Pill observed that the rate at which food prices were rising globally was expected to slow to “about 10 percent by the end of the year”.

Consumers purchasing goods

In an interview yesterday, Kapito agreed that it will be difficult to see food prices in the short and medium-term slowing or going down.

He said: “The cost of production of food has sharply gone up and this, exacerbated by high transportation costs, is causing food prices to go up.

“The future for food prices going down looks bleak and it is important for consumers to understand and unfortunately, this is made in economies where the prices of food dominate the inflation basket as we will continue witnessing high inflation made worse by high food prices.”

Prices of maize, which as part of the food component accounts for about 53.7 percent of the consumer price index, an aggregate basket of goods and services used for computing inflation, have continued to escalate even before the lean season.

Published data from the United States funded Famine and Early Warning Systems Network (FewsNet) show that maize prices in Malawi have continued to trend higher than both the previous year and the five-year average, rising by an average of between five and 50 percent in a month.

The data show that maize prices have averaged between K520 per kilogramme (kg) and K700 per kg, raising fears of food insecurity.

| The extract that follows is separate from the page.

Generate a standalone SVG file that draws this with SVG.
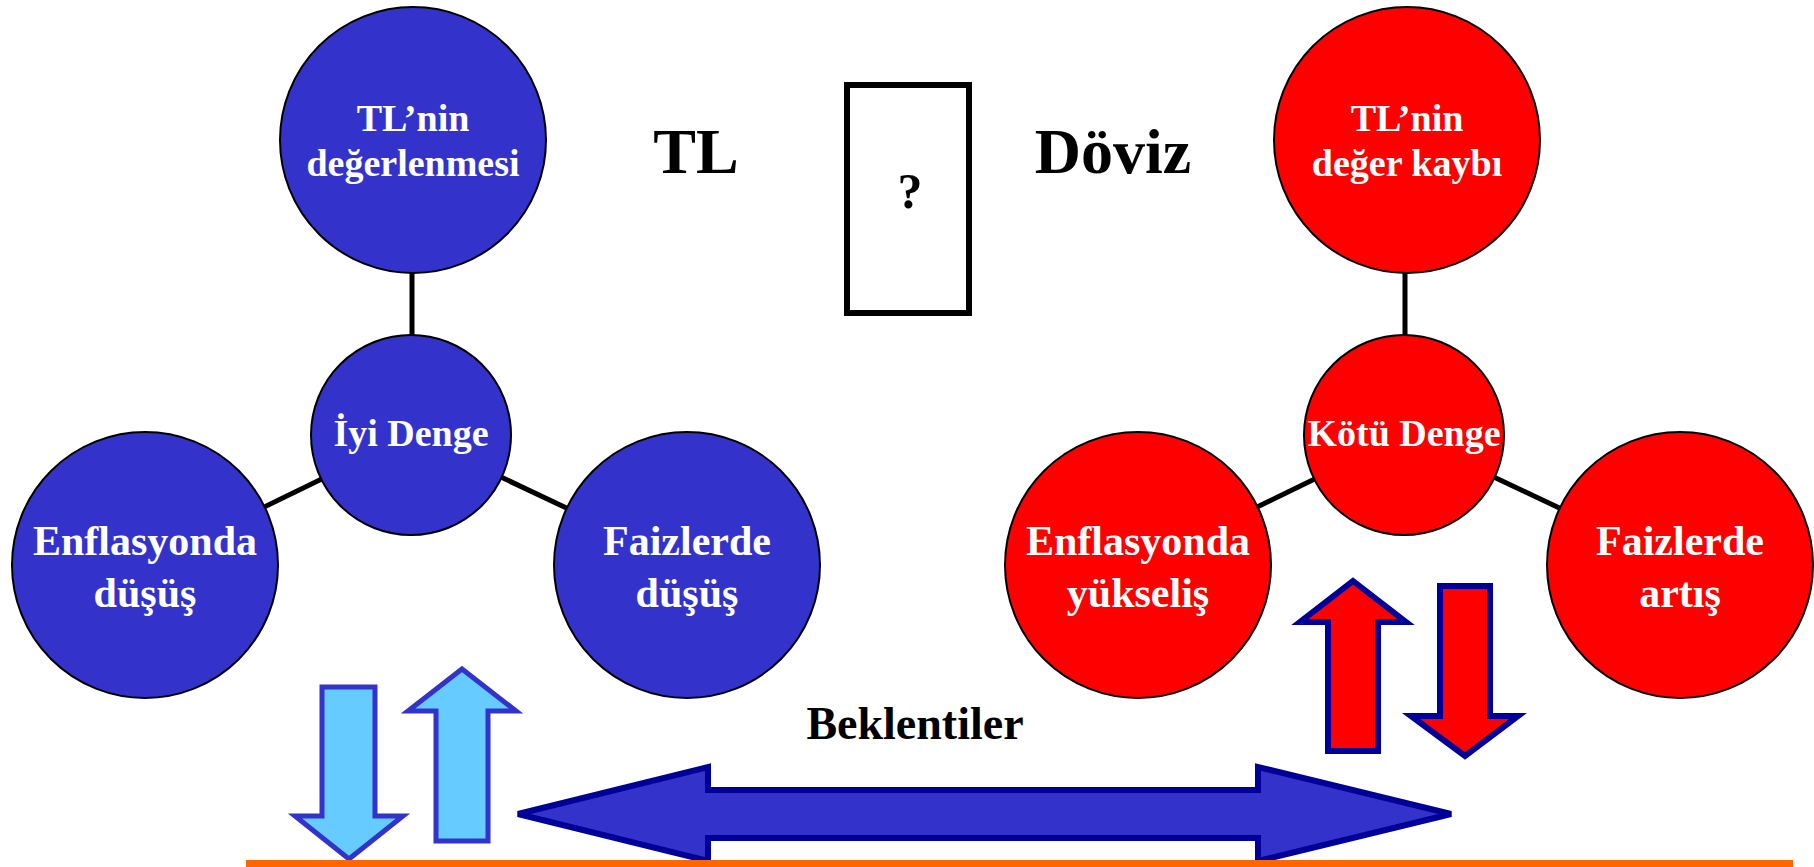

Meanwhile, headline inflation has continued to surge with Reserve Bank of Malawi (RBM) data showing that in the second quarter (April to June 2023), inflation rose to an average of 28.4 percent, from 26.5 percent in the last quarter as compared to 19.4 percent in the same quarter the previous year.

The outturn was driven by an acceleration in food inflation, which rose to an average of 38 percent during the review period, from 31.7 percent in the previous quarter and compared to 25.4 percent in the same quarter the previous year. This is in part due to maize shortage.